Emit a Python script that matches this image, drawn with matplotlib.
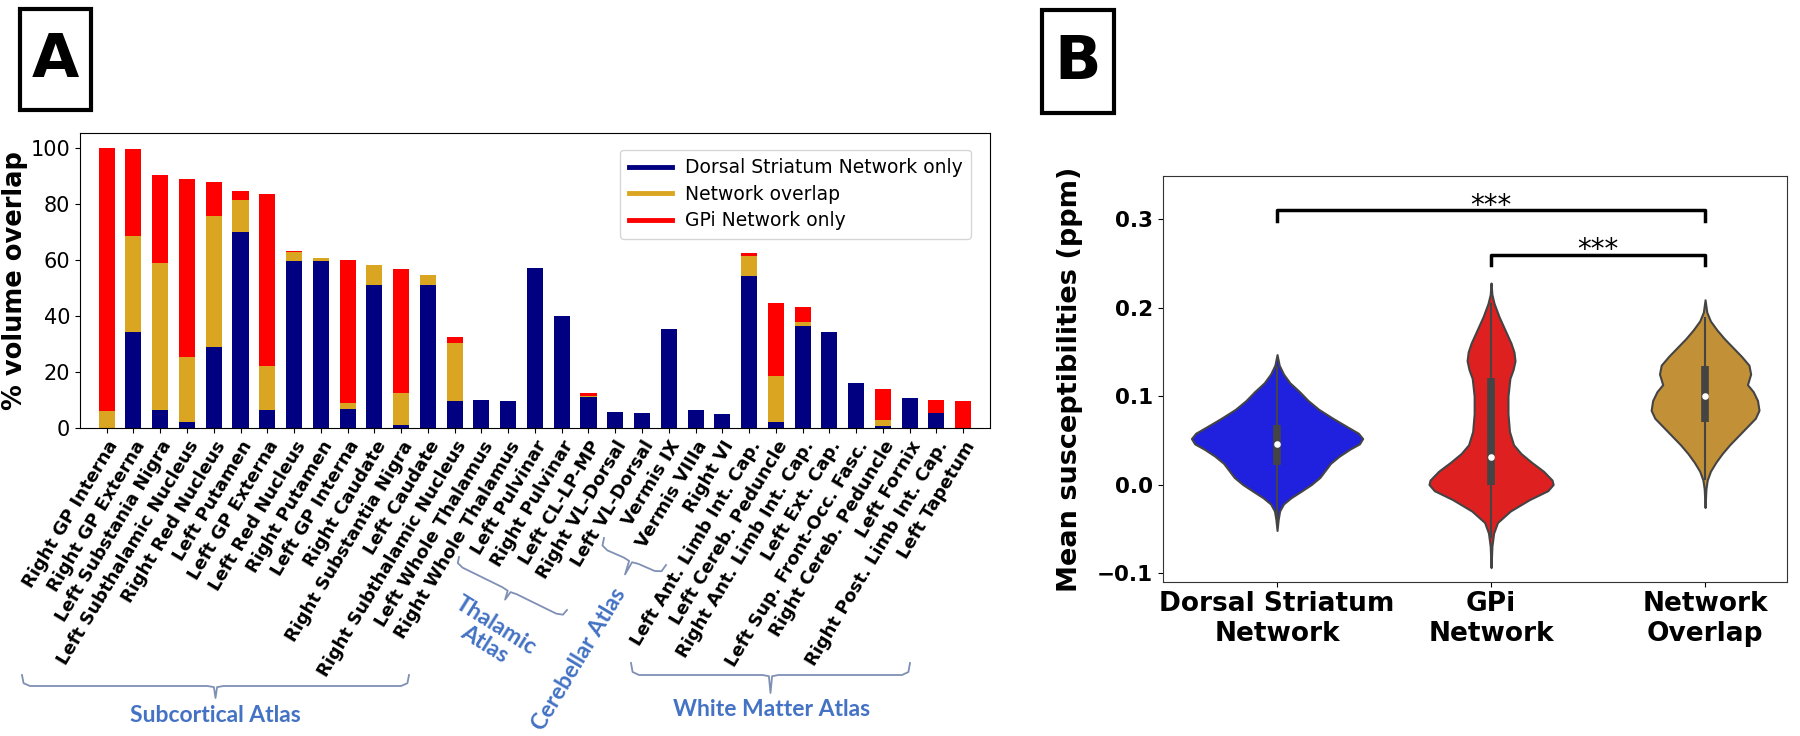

━━━

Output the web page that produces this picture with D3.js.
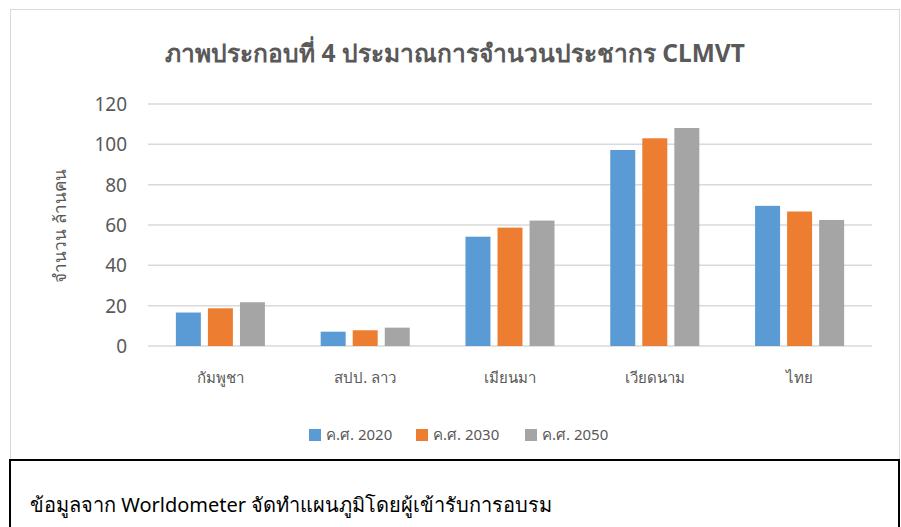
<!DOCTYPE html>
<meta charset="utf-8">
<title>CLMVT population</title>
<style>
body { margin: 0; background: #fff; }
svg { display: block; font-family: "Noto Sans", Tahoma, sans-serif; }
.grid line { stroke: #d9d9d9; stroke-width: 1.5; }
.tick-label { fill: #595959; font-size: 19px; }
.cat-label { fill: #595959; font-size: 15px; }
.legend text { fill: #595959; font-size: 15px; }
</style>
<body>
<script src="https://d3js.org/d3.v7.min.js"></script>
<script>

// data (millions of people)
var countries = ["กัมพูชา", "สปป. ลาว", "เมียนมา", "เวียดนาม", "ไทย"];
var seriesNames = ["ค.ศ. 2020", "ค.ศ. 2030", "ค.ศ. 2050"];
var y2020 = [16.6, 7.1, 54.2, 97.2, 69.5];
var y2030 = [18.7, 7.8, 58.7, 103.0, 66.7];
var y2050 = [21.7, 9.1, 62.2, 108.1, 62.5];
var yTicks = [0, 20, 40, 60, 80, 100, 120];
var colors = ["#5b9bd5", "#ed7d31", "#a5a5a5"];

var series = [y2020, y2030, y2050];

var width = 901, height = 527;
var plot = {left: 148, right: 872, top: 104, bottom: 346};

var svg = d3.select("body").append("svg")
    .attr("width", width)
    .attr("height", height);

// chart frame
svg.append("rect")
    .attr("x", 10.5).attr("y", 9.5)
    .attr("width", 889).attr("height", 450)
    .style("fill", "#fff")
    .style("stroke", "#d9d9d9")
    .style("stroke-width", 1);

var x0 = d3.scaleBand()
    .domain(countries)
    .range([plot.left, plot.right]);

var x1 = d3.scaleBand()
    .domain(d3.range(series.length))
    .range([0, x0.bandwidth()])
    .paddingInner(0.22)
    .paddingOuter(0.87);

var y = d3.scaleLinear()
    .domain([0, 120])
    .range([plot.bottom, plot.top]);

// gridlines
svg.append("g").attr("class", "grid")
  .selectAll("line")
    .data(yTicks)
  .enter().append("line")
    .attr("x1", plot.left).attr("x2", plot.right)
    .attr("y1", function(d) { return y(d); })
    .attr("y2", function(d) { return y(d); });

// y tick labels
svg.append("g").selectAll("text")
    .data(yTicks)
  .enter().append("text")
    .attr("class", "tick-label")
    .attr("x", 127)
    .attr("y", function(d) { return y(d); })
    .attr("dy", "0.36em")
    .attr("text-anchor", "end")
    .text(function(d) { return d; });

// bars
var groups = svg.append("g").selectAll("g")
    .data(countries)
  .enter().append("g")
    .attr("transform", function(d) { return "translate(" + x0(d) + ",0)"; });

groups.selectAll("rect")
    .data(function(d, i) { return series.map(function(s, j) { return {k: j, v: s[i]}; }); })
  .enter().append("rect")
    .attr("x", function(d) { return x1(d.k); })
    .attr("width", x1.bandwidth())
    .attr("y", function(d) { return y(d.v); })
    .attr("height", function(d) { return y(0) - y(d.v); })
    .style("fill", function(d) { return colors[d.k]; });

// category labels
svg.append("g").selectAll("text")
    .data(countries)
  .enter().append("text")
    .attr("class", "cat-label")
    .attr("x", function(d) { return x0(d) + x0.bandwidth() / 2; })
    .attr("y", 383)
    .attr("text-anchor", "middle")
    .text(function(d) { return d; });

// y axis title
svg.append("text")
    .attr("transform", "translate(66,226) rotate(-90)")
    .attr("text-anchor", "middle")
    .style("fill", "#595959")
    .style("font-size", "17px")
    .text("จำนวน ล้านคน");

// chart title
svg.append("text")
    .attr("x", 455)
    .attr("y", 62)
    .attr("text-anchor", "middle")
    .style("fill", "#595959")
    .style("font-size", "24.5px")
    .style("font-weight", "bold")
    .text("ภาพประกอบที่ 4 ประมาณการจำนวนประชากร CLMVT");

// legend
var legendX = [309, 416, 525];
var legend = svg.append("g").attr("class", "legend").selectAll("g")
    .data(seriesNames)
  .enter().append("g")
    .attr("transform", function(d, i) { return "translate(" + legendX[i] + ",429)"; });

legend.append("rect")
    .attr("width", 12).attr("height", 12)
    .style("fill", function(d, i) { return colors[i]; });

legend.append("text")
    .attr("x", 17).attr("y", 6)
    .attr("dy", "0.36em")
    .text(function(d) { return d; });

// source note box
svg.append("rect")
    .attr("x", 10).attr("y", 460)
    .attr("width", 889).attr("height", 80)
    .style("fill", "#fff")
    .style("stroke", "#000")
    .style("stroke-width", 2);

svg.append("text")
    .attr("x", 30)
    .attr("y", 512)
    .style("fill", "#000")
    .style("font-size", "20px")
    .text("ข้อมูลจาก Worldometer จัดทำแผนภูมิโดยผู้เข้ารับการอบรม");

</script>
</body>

━━━

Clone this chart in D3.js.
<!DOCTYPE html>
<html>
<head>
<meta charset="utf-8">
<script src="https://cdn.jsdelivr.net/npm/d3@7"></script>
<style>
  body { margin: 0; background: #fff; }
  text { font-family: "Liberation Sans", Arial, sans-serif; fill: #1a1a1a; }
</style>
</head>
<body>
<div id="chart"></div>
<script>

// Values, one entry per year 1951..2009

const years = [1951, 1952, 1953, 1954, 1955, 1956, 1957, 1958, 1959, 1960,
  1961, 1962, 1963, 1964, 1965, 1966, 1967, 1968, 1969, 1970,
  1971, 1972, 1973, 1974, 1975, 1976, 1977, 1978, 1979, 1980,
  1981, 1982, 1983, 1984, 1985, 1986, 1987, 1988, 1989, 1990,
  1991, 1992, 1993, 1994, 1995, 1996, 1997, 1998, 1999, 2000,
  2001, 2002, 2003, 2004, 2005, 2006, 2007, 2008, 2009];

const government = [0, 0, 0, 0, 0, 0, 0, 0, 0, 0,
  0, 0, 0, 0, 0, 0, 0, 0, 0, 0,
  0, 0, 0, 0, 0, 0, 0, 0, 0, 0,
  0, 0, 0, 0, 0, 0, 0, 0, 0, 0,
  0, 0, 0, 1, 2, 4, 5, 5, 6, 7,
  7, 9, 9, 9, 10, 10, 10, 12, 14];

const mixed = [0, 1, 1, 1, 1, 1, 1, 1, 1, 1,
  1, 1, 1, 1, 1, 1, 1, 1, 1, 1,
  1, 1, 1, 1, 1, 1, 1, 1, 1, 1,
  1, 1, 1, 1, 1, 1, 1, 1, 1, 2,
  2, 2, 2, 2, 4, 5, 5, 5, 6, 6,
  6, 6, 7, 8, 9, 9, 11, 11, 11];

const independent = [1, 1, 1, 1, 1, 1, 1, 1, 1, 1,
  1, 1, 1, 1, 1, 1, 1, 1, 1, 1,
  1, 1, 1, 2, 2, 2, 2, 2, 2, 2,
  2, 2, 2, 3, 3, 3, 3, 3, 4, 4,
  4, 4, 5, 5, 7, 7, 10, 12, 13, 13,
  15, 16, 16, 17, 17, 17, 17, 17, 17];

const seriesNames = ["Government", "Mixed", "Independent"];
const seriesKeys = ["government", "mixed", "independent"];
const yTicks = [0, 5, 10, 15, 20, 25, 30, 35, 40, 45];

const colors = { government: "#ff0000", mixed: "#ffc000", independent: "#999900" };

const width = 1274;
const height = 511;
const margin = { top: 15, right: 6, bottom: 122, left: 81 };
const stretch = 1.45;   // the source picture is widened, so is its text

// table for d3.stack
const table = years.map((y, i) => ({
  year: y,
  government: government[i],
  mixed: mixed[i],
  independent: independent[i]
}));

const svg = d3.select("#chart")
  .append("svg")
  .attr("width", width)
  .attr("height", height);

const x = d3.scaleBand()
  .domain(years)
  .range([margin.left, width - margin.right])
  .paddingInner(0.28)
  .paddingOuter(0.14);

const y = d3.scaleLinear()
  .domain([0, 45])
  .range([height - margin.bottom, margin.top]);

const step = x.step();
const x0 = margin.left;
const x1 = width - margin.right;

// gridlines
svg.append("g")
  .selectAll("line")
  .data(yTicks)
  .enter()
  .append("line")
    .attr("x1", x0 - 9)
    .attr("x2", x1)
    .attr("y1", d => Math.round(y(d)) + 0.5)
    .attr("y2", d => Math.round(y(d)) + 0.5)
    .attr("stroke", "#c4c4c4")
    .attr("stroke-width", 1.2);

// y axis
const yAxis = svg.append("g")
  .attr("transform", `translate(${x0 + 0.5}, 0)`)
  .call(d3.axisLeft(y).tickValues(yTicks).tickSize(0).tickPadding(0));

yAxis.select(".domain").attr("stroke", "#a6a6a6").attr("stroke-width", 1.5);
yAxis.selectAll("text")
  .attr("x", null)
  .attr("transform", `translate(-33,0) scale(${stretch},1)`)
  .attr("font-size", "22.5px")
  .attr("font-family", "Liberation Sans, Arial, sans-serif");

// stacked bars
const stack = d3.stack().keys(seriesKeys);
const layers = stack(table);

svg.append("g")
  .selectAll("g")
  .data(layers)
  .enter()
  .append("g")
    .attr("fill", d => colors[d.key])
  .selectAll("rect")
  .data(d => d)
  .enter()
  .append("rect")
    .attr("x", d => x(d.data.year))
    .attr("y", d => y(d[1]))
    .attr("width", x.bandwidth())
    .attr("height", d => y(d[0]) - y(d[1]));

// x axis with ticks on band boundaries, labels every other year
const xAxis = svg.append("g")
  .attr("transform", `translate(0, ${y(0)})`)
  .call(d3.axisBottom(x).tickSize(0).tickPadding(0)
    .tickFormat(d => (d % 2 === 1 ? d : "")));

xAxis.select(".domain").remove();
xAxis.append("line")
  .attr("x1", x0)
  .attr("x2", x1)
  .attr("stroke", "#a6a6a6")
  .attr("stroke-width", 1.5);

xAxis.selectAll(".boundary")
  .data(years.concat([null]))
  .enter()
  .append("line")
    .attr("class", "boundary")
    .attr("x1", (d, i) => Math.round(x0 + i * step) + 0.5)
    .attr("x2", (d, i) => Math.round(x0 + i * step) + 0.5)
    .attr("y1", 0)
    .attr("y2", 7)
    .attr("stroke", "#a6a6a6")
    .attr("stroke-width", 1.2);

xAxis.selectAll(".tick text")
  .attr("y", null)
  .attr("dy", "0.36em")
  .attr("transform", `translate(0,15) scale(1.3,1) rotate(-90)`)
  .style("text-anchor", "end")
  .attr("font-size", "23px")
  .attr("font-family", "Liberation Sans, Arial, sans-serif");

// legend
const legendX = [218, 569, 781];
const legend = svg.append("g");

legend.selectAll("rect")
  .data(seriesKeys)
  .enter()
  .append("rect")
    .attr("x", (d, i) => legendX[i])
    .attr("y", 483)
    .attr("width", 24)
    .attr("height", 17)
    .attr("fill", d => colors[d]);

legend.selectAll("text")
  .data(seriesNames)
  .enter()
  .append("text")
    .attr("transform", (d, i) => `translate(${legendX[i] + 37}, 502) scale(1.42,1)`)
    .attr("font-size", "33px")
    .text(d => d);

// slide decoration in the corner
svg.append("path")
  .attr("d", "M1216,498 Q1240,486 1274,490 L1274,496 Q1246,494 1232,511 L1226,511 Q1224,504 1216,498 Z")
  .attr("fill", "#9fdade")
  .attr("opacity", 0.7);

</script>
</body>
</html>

━━━

_Goal of the exercise_.
Tally up how many lines in the preceding listing contain the word "that". Give nothing but the number.

_Completed task_.
2